Reforming Italy’s Old Insolvency Regime
The long-awaited radical overhaul of Italy’s arcane insolvency regulations came into force when in 2006, parliament replaced a once notoriously cumbersome body of procedures with one resembling key provisions of Chapter 11 in the United States. The new process favors corporate restructuring over the finality of liquidation and strengthens lenders’ rights to stimulate freer flow of credit to small and medium sized firms.
With momentum for reform languishing on the parliamentary agenda for over five years, the financial crises that rocked some of Italy’s leading corporate giants—highlighted by Parmalat’s near overnight demise in 2003—finally brought to bear sufficient political pressure to significantly revisit the bankruptcy law for the first time since 1942. Comprehensive reform saw the light of day when the final set of 2006 regulations demolished the old law’s outdated criminal liability provisions.
In general, the most important change introduced by the new law provides distressed firms a set of tools to overcome internal crises, either through out-of-court debt restructuring agreements or through a formal rescue procedure in the framework of composition with creditors proceeding. The law provided immediate relief by allowing firms that were in the middle of liquidation proceedings to set up reorganizations. The new system also limits the ability of government regulators to interfere by strengthening the role and responsibilities of creditors’ committees, establishing a clear priority scheme for creditors, and discharging the debtor from its remaining unpaid obligations following liquidation.

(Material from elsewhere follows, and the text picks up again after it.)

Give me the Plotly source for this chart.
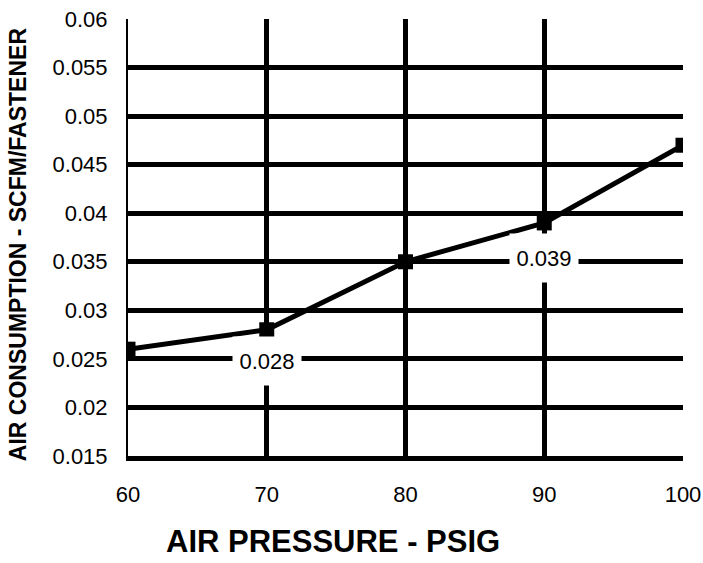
import plotly.graph_objects as go

pressure = [60, 70, 80, 90, 100]
consumption = [0.026, 0.028, 0.035, 0.039, 0.047]
label_x = [70, 90]
label_y = [0.0248, 0.0354]
label_text = ["0.028", "0.039"]
y_ticks = [0.015, 0.02, 0.025, 0.03, 0.035, 0.04, 0.045, 0.05, 0.055, 0.06]
y_tick_text = ["0.015", "0.02", "0.025", "0.03", "0.035", "0.04", "0.045", "0.05", "0.055", "0.06"]
x_ticks = [60, 70, 80, 90, 100]

FONT = "Liberation Sans, Arial, Helvetica, sans-serif"

fig = go.Figure()
fig.add_trace(go.Scatter(
    x=pressure, y=consumption, mode="lines+markers",
    line=dict(color="black", width=5),
    marker=dict(symbol="square", size=15, color="black"),
    showlegend=False, hoverinfo="skip",
))

for xv, yv, t in zip(label_x, label_y, label_text):
    fig.add_annotation(x=xv, y=yv, text=t, showarrow=False,
                       bgcolor="white", width=66, height=46,
                       font=dict(family=FONT, size=22, color="black"))

fig.add_annotation(xref="paper", yref="paper", x=0.37, y=-0.195,
                   text="<b>AIR PRESSURE - PSIG</b>", showarrow=False,
                   xanchor="center", yanchor="middle",
                   font=dict(family=FONT, size=31, color="black"))
fig.add_annotation(xref="paper", yref="paper", x=-0.198, y=0.485,
                   text="<b>AIR CONSUMPTION - SCFM/FASTENER</b>", showarrow=False,
                   textangle=-90, xanchor="center", yanchor="middle",
                   font=dict(family=FONT, size=23, color="black"))

fig.update_layout(
    width=703, height=563,
    margin=dict(l=128, r=20, t=19, b=107),
    paper_bgcolor="white", plot_bgcolor="white",
    font=dict(family=FONT, size=22, color="black"),
    xaxis=dict(range=[60, 100], tickvals=x_ticks, ticks="",
               showgrid=True, gridcolor="black", gridwidth=5,
               showline=True, linecolor="black", linewidth=5, mirror=False,
               zeroline=False, ticklabelstandoff=15, fixedrange=True,
               automargin=False),
    yaxis=dict(range=[0.015, 0.06], tickvals=y_ticks, ticktext=y_tick_text, ticks="",
               showgrid=True, gridcolor="black", gridwidth=5,
               showline=True, linecolor="black", linewidth=2,
               zeroline=False, ticklabelstandoff=14, fixedrange=True,
               automargin=False),
)

fig.write_html("out.html", config={"displayModeBar": False, "staticPlot": True},
               post_script="document.body.style.margin='0';document.body.style.overflow='hidden';")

The new law foresees a dramatic cut in the time it takes firms to close, preserving more of a company’s value and allowing creditors to recoup more from their claims. However, not enough time has passed for the impact of the reforms to emerge in our data on closing a business.While the jury remains out, anecdotal data already suggests that the new provisions injected greater confidence in the Italian lending community in a more efficient system that can embrace forward-thinking risk takers with the capital they need to make new businesses flourish.